Collection entries:
* start *
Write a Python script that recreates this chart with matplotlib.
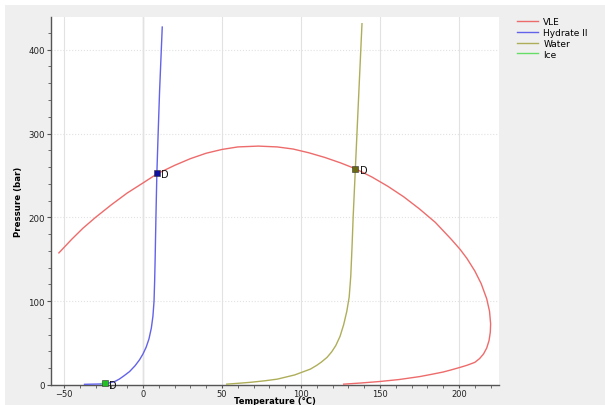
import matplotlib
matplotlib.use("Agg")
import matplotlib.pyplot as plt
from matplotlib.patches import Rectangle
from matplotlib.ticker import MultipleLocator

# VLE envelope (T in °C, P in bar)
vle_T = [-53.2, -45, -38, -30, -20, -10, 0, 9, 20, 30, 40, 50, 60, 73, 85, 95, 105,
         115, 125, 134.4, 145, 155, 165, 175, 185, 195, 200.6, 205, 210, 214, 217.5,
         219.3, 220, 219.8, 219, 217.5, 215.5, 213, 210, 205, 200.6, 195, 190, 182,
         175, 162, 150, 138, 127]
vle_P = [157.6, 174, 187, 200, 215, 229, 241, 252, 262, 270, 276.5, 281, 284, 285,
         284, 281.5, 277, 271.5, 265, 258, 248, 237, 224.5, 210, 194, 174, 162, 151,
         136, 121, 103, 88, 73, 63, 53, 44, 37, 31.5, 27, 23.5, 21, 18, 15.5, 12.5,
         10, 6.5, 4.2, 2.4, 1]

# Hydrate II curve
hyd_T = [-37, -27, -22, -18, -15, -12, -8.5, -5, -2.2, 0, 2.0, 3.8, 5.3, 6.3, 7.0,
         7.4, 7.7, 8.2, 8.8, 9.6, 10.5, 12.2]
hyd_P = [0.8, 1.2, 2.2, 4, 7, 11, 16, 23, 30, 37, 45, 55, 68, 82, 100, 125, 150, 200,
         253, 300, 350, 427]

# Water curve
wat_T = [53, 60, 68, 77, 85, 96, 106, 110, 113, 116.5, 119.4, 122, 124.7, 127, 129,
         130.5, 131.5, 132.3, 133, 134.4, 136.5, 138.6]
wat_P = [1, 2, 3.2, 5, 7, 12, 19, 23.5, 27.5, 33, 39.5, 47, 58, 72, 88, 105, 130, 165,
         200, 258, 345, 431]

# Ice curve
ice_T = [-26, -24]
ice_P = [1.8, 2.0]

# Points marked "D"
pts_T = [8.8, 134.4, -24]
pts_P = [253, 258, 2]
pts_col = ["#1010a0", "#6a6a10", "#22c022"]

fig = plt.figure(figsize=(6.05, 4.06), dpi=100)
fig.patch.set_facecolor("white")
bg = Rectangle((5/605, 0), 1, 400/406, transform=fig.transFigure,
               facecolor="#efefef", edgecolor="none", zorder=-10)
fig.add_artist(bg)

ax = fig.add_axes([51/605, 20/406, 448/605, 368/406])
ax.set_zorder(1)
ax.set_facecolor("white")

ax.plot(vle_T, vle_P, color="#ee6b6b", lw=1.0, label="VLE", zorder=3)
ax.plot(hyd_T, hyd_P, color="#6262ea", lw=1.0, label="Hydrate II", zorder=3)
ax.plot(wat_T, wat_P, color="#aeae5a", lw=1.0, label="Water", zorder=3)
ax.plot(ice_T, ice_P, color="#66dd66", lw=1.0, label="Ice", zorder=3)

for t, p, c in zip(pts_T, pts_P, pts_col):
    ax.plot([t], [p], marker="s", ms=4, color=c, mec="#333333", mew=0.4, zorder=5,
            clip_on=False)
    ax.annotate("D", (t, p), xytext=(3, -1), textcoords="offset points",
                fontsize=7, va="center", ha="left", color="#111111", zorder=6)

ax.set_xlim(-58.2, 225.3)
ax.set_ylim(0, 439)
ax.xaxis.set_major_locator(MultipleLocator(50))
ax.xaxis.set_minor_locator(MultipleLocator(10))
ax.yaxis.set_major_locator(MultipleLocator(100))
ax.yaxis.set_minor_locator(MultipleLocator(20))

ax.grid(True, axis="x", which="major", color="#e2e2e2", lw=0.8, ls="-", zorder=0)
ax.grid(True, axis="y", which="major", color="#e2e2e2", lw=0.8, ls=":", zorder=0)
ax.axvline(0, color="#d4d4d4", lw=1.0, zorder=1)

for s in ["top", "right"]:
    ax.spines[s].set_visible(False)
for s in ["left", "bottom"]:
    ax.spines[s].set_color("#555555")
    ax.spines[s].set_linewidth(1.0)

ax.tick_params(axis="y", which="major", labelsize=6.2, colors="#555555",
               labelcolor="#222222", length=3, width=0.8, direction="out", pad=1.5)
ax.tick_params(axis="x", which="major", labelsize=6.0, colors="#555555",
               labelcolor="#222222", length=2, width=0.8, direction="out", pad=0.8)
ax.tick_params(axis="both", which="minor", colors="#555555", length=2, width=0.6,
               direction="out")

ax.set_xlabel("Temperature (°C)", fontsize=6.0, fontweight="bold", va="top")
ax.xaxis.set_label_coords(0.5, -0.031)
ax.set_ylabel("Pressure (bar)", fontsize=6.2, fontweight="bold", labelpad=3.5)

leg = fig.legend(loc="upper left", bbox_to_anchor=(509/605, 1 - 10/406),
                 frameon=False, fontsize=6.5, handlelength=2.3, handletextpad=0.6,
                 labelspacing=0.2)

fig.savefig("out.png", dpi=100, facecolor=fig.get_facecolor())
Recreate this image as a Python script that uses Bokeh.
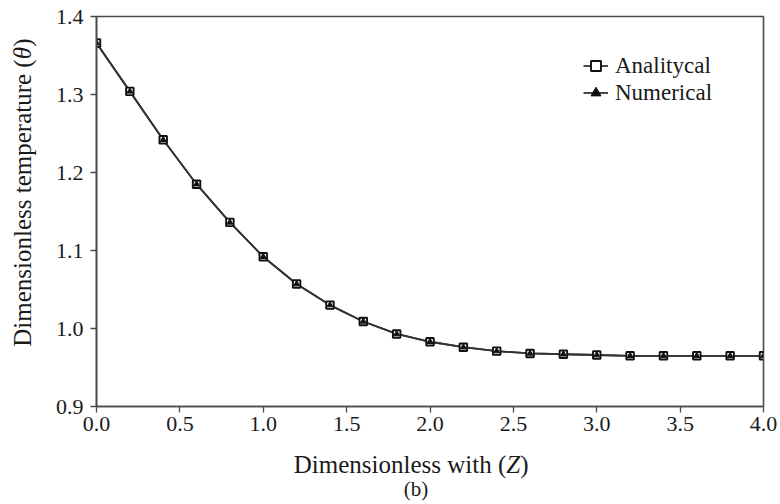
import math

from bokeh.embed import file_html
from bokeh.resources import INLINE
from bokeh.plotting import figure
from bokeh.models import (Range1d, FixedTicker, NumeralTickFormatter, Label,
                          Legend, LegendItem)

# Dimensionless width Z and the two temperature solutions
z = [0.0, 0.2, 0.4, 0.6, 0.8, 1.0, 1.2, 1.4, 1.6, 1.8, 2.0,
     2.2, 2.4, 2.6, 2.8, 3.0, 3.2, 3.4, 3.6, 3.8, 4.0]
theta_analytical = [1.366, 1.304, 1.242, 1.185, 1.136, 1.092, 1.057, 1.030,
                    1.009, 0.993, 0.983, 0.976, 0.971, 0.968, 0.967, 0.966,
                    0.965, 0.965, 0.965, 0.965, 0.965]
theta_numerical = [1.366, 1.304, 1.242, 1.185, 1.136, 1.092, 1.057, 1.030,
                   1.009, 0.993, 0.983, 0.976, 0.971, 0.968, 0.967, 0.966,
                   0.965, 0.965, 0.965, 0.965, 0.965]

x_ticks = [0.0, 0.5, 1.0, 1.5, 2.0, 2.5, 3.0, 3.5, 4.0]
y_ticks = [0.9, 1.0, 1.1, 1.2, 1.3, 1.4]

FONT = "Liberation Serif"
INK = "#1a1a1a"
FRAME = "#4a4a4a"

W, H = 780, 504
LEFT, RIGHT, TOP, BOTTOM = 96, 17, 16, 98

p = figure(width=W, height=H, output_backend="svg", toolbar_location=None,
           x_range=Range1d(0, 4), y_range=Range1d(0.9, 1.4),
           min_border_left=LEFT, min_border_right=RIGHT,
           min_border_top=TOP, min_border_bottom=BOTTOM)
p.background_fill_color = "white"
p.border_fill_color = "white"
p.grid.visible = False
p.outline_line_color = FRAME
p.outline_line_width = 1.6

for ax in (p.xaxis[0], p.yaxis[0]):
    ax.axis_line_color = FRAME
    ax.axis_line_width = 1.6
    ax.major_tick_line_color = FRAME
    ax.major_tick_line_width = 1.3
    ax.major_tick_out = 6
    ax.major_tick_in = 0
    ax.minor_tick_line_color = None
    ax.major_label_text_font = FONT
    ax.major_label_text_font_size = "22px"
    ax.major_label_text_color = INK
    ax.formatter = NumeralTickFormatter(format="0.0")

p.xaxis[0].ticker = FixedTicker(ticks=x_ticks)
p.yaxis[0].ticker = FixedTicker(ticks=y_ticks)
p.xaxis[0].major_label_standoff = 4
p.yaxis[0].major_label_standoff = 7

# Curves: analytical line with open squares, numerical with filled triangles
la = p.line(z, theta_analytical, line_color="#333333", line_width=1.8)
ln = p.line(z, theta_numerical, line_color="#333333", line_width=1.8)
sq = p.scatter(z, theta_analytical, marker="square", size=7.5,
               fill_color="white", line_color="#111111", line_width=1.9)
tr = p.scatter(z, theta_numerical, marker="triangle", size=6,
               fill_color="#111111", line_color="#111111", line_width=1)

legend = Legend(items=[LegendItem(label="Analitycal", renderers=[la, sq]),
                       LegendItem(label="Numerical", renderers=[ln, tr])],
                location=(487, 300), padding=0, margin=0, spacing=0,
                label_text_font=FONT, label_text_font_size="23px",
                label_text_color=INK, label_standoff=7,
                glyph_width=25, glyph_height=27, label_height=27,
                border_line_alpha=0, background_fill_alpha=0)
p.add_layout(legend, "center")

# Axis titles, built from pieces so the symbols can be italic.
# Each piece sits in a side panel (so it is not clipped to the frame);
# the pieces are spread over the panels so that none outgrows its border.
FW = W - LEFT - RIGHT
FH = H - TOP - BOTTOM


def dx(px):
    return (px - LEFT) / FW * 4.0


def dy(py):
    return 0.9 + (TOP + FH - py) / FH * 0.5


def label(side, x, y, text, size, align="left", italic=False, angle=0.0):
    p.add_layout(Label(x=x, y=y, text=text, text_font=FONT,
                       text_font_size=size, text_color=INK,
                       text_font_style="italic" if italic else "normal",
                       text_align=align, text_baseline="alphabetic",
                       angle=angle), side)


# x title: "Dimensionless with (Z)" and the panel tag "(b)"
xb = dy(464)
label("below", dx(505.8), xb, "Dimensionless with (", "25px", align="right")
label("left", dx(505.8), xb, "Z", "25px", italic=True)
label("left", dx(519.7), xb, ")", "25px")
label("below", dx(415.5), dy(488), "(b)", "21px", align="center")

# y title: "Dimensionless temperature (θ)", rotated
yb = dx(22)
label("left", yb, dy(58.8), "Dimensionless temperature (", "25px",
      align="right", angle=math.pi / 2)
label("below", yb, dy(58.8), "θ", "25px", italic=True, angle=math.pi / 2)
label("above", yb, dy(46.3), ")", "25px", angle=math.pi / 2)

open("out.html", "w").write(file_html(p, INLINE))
* end *
Stated task: Pull out each line of the entries that contains "with".

Task result:
Write a Python script that recreates this chart with matplotlib.
# Curves: analytical line with open squares, numerical with filled triangles
# x title: "Dimensionless with (Z)" and the panel tag "(b)"
label("below", dx(505.8), xb, "Dimensionless with (", "25px", align="right")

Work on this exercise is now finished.